* BEGIN Entries shown *
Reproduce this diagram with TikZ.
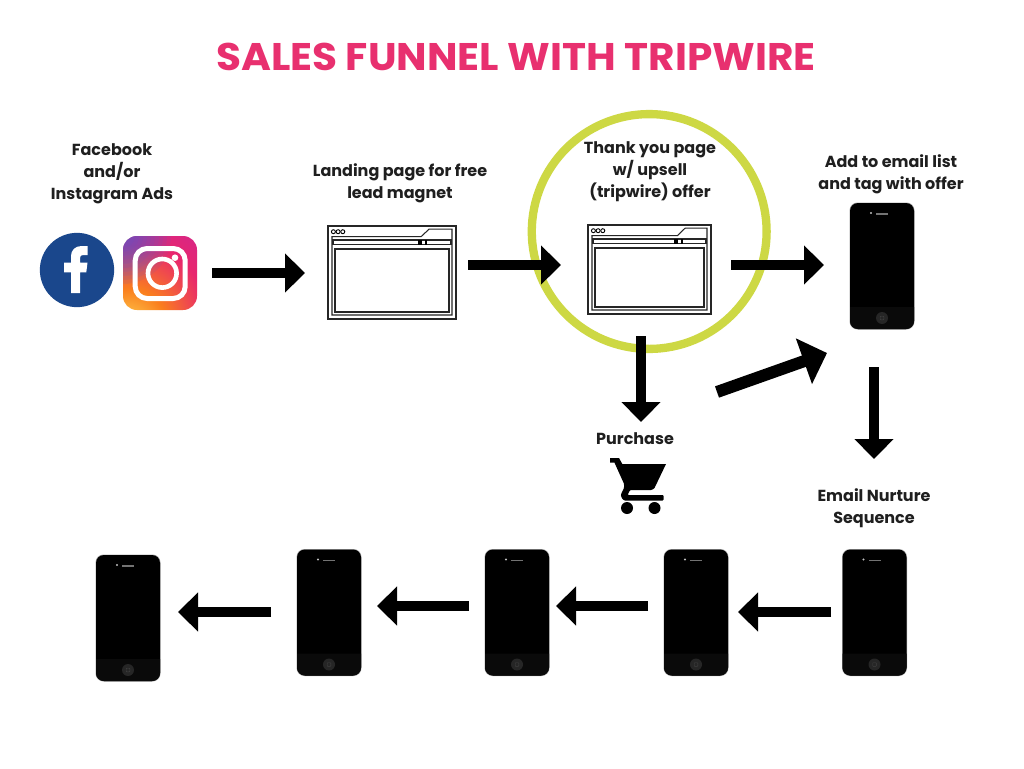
\documentclass[tikz,border=0pt]{standalone}
\usepackage{fontspec}
\setmainfont{Poppins}[BoldFont={Poppins Bold}]
\usetikzlibrary{arrows.meta}
\definecolor{titlepink}{HTML}{E8306F}
\definecolor{ringgreen}{HTML}{CDD844}
\definecolor{fbblue}{HTML}{1A478C}
\definecolor{lbl}{HTML}{1F1F1F}
\definecolor{igY}{HTML}{FED350}
\definecolor{igO}{HTML}{FA7E1E}
\definecolor{igR}{HTML}{E8266E}
\definecolor{igM}{HTML}{C9259A}
\definecolor{igP}{HTML}{A32CB8}
\definecolor{igB}{HTML}{4F5BD5}
\pgfdeclareradialshading{igshade}{\pgfpoint{-27bp}{-46bp}}{%
 color(0bp)=(igY);color(8bp)=(igY);color(26bp)=(igO);color(48bp)=(igR);color(72bp)=(igM);color(100bp)=(igP);color(125bp)=(igP)}
\tikzset{
 x=1pt,y=-1pt,
 lab/.style={font=\bfseries\fontsize{16}{22}\selectfont,text=lbl,align=center,inner sep=0pt},
 bigarrow/.style={line width=9.5pt,-{Triangle[length=20pt,width=38pt]},black},
 diagarrow/.style={line width=12pt,-{Triangle[length=24.5pt,width=47pt]},black},
 wline/.style={draw=black!85,line width=1.05pt,fill=white},
 anchorpt/.style={inner sep=0pt,minimum size=0pt},
 pics/phone/.style={code={
  \fill[black!35,rounded corners=8pt] (-32.5,-63.5) rectangle (32.5,63.5);
  \fill[black,rounded corners=8pt] (-32,-63) rectangle (32,63);
  \fill[black!96] (-32,41) -- (32,41) -- (32,55) [rounded corners=8pt] -- (32,63) -- (-32,63) [sharp corners] -- (-32,55) -- cycle;
  \fill[black!55] (-6,-52.6) rectangle (6,-51.2);
  \fill[black!25] (-11,-53) circle (1.1pt);
  \fill[black!85] (0,52) circle (6pt);
  \draw[black!75,line width=.4pt,rounded corners=.6pt] (-1.8,50.2) rectangle (1.8,53.8);
 }},
}
\newcommand{\browserbody}[2]{% width, height, origin at top left
  \draw[wline] (0,0) rectangle (#1,#2);
  \draw[wline] (4,10.7) -- (93*#1/128,10.7) -- (101*#1/128,3.2) -- (#1-4,3.2) -- (#1-4,#2-4) -- (4,#2-4) -- cycle;
  \draw[wline] (5,14) rectangle (#1-5,18.5);
  \fill (90*#1/128,14) rectangle (94*#1/128,18.5);
  \fill (97*#1/128,14) rectangle (99*#1/128,18.5);
  \draw[wline] (7,23) rectangle (#1-7,#2-7);
  \foreach \i in {0,1,2}{\draw[black,line width=.9pt] (5.4+4.7*\i,5.7) circle (2pt);}
}
\tikzset{pics/browser/.style 2 args={code={\browserbody{#1}{#2}}}}
\begin{document}
\begin{tikzpicture}
\useasboundingbox (0,0) rectangle (1024,768);
\fill[white] (0,0) rectangle (1024,768);

\node[font=\bfseries\fontsize{38.5}{44}\selectfont,text=titlepink,inner sep=0pt,xscale=1.055] (title) at (516,57) {SALES FUNNEL WITH TRIPWIRE};

% ring
\draw[ringgreen,line width=8.3pt] (649.2,231.5) circle (117.4pt);

% labels
\node[lab] (lFb) at (112,174) {Facebook\\and/or\\Instagram Ads};
\node[lab] (lLand) at (400,183) {Landing page for free\\lead magnet};
\node[lab] (lThank) at (650,172) {Thank you page\\w/ upsell\\(tripwire) offer};
\node[lab] (lEmail) at (891,174) {Add to email list\\and tag with offer};
\node[lab] (lPurch) at (635,439) {Purchase};
\node[lab] (lNurt) at (874,508) {Email Nurture\\Sequence};

% facebook
\node[circle,fill=fbblue,minimum size=74.3pt,inner sep=0pt] (fb) at (77,270) {};
\fill[white] (71,293) -- (71,272.3) -- (64,272.3) -- (64,262.7) -- (71,262.7) -- (71,256)
  .. controls (71,250) and (75.5,246) .. (81.5,246) -- (87.7,246) -- (87.7,255) -- (83,255)
  .. controls (81,255) and (80,256) .. (80,258) -- (80,262.7) -- (87.5,262.7) -- (86.3,272.3) -- (80,272.3) -- (80,293) -- cycle;

% instagram
\begin{scope}
 \clip[rounded corners=14pt] (123,236) rectangle (197,310);
 \node[anchorpt,minimum width=74pt,minimum height=74pt] (ig) at (160,273) {};
 \shade[shading=igshade] (123,236) rectangle (197,310);
 \foreach \r in {4,8,...,48}{\fill[igB,opacity=.1] (123,236) circle (\r pt);}
\end{scope}
\draw[white,line width=5pt,rounded corners=12pt] (135.2,248.5) rectangle (185.2,298.5);
\draw[white,line width=4.6pt] (162.3,273.3) circle (14.3pt);
\fill[white] (175,257.7) circle (3.3pt);

% browsers
\node[anchorpt] (b1) at (392,272.5) {};
\node[anchorpt] (b2) at (649.5,269.5) {};
\pic at (328,226) {browser={128}{93}};
\pic at (588,225) {browser={123}{89}};

% phones
\node[anchorpt] (p1) at (882,266) {};
\node[anchorpt] (p2) at (874.5,612.5) {};
\node[anchorpt] (p3) at (696,612.5) {};
\node[anchorpt] (p4) at (517,612.5) {};
\node[anchorpt] (p5) at (329,612.5) {};
\node[anchorpt] (p6) at (128,618) {};
\foreach \n in {p1,p2,p3,p4,p5,p6}{\pic at (\n) {phone};}

% cart
\fill (610,458) -- (619,458) -- (622.3,464) -- (666,464) -- (654.5,488) [rounded corners=1pt] -- (652,490) -- (630,490) -- (627.5,495) -- (663.5,495) -- (663.5,500.5) -- (624,500.5) [rounded corners=3pt] -- (620,496) -- (625,486) [sharp corners] -- (614.5,462.7) -- (610,462.7) -- cycle;
\node[circle,fill=black,minimum size=12pt,inner sep=0pt] (w1) at (627,508) {};
\node[circle,fill=black,minimum size=12pt,inner sep=0pt] (w2) at (654.5,508) {};

% arrow endpoints
\coordinate (a1s) at (212,273); \coordinate (a1e) at (305,273);
\coordinate (a2s) at (468,265); \coordinate (a2e) at (561,265);
\coordinate (a3s) at (731,265); \coordinate (a3e) at (824,265);
\coordinate (a4s) at (641,336); \coordinate (a4e) at (641,422);
\coordinate (a6s) at (874,367); \coordinate (a6e) at (874,459);
\coordinate (a7s) at (831,612); \coordinate (a7e) at (738,612);
\coordinate (a8s) at (648,606); \coordinate (a8e) at (556,606);
\coordinate (a9s) at (469,606); \coordinate (a9e) at (377,606);
\coordinate (a10s) at (271,612); \coordinate (a10e) at (178,612);
\foreach \k in {1,2,3,4,6,7,8,9,10}{\draw[bigarrow] (a\k s) -- (a\k e);}
\coordinate (a5s) at (717,392); \coordinate (a5e) at (827,353);
\draw[diagarrow] (a5s) -- (a5e);
\end{tikzpicture}
\end{document}
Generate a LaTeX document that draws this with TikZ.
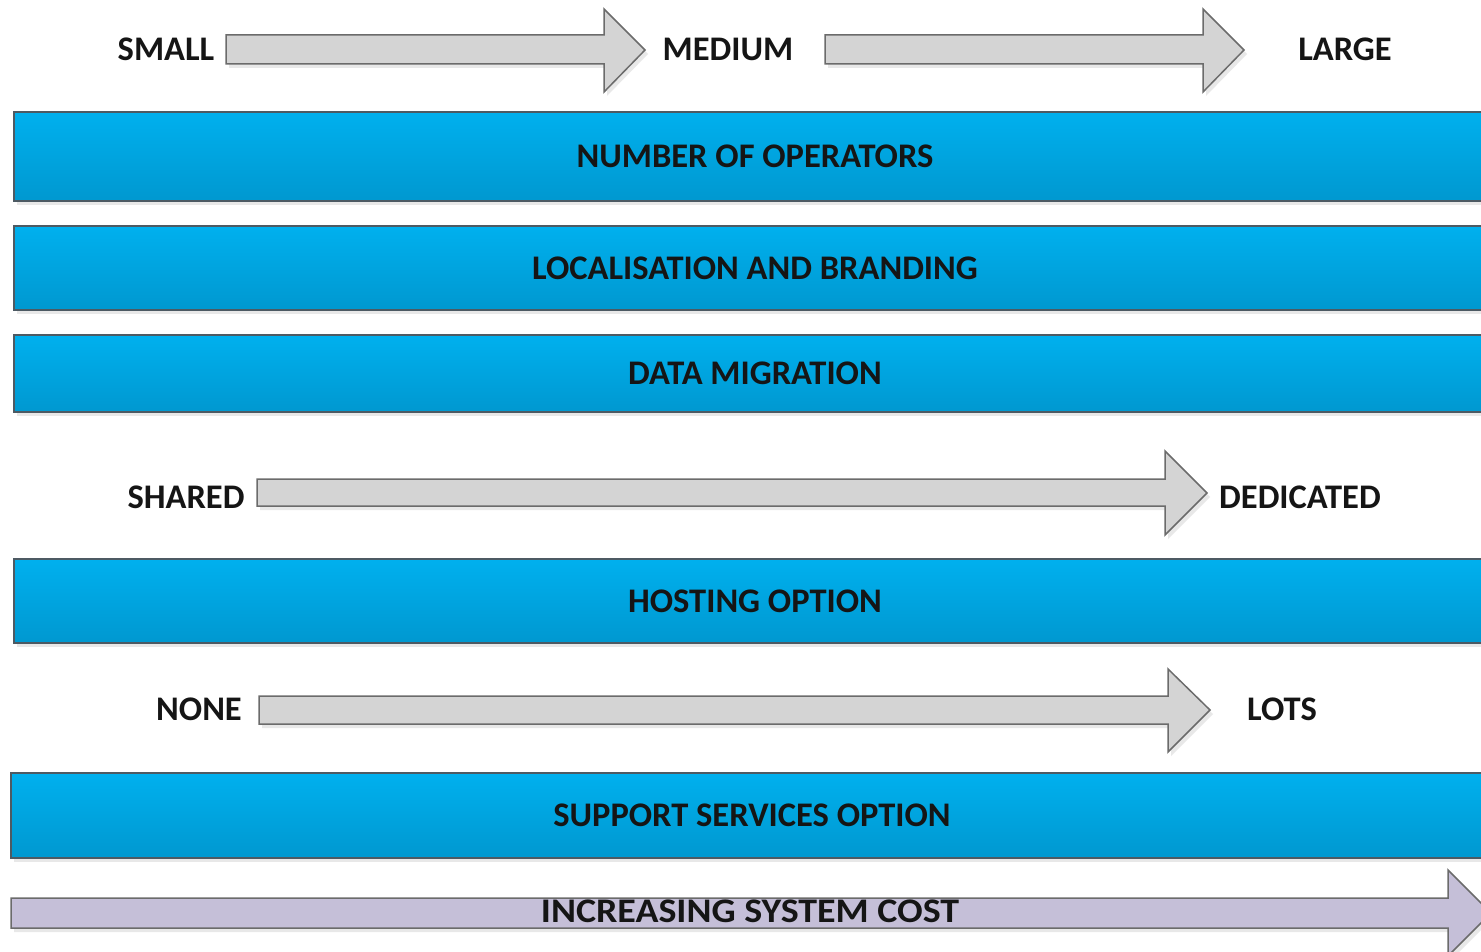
\documentclass[tikz,border=0pt]{standalone}
\usepackage{fontspec}
\setmainfont{Carlito}
\usetikzlibrary{shadows}
\usetikzlibrary{positioning}

\definecolor{barTop}{HTML}{00B0EE}
\definecolor{barBot}{HTML}{0098D0}
\definecolor{barLine}{HTML}{4D5A63}
\definecolor{arrGrey}{HTML}{D4D4D4}
\definecolor{arrLine}{HTML}{6B6B6B}
\definecolor{arrPurple}{HTML}{C5BFD8}
\definecolor{inkText}{HTML}{151515}

\tikzset{
  bar/.style={rectangle, draw=barLine, line width=1.5pt, top color=barTop, bottom color=barBot,
    minimum width=1482pt, inner sep=0pt,
    drop shadow={shadow xshift=3pt, shadow yshift=-4pt, opacity=0.18}},
  lbl/.style={text=inkText, font=\fontsize{34.5}{40}\selectfont\bfseries, inner sep=0pt},
  greyarrow/.style={draw=arrLine, line width=1.5pt, fill=arrGrey, line join=miter,
    drop shadow={shadow xshift=3pt, shadow yshift=-4pt, opacity=0.18}},
  costarrow/.style={draw=arrLine, line width=1.5pt, fill=arrPurple,
    drop shadow={shadow xshift=3pt, shadow yshift=-4pt, opacity=0.18}}
}

\begin{document}
\begin{tikzpicture}[x=1pt,y=-1pt]
  \useasboundingbox (0,0) rectangle (1481,952);
  \clip (0,0) rectangle (1481,952);

  % size scale
  \node[lbl] (small) at (166,49) {SMALL};
  \node[lbl] (medium) at (728,49) {MEDIUM};
  \node[lbl] (large) at (1345,49) {LARGE};
  \path[greyarrow] (226,35) -- (604,35) -- (604,9) -- (645,50) -- (604,92) -- (604,64) -- (226,64) -- cycle;
  \path[greyarrow] (825,35) -- (1203,35) -- (1203,9) -- (1244,50) -- (1203,92) -- (1203,64) -- (825,64) -- cycle;

  \begin{scope}[every node/.style={bar}]
    \node[minimum height=89pt] (operators) at (755,156.5) {};
    \node[minimum height=84pt] (branding) at (755,268) {};
    \node[minimum height=77pt] (migration) at (755,373.5) {};
    \node[minimum height=84pt] (hosting) at (755,601) {};
    \node[minimum height=85pt] (support) at (752,815.5) {};
  \end{scope}
  \node[lbl] at (operators) {NUMBER OF OPERATORS};
  \node[lbl] at (branding) {LOCALISATION AND BRANDING};
  \node[lbl] at (migration) {DATA MIGRATION};
  \node[lbl] at (hosting) {HOSTING OPTION};
  \node[lbl] at (support) {SUPPORT SERVICES OPTION};

  % hosting scale
  \node[lbl] (shared) at (186,497) {SHARED};
  \node[lbl] (dedicated) at (1300,497) {DEDICATED};
  \path[greyarrow] (257,479) -- (1165,479) -- (1165,451) -- (1207,493) -- (1165,535) -- (1165,506) -- (257,506) -- cycle;

  % support scale
  \node[lbl] (none) at (199,709) {NONE};
  \node[lbl] (lots) at (1282,709) {LOTS};
  \path[greyarrow] (259,696) -- (1168,696) -- (1168,669) -- (1210,710) -- (1168,752) -- (1168,724) -- (259,724) -- cycle;

  % cost
  \path[costarrow] (11,898) -- (1448,898) -- (1448,870) -- (1491,913) -- (1448,956) -- (1448,928) -- (11,928) -- cycle;
  \node[lbl, xscale=1.1] (cost) at (750,911.5) {INCREASING SYSTEM COST};
\end{tikzpicture}
\end{document}
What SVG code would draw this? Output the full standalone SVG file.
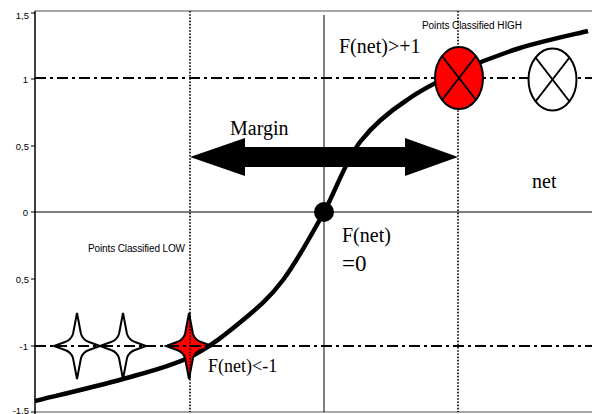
* END Entries shown *
Go through the records line by line and count those containing the string "this". Give only the total.

■ **Written solution**: 3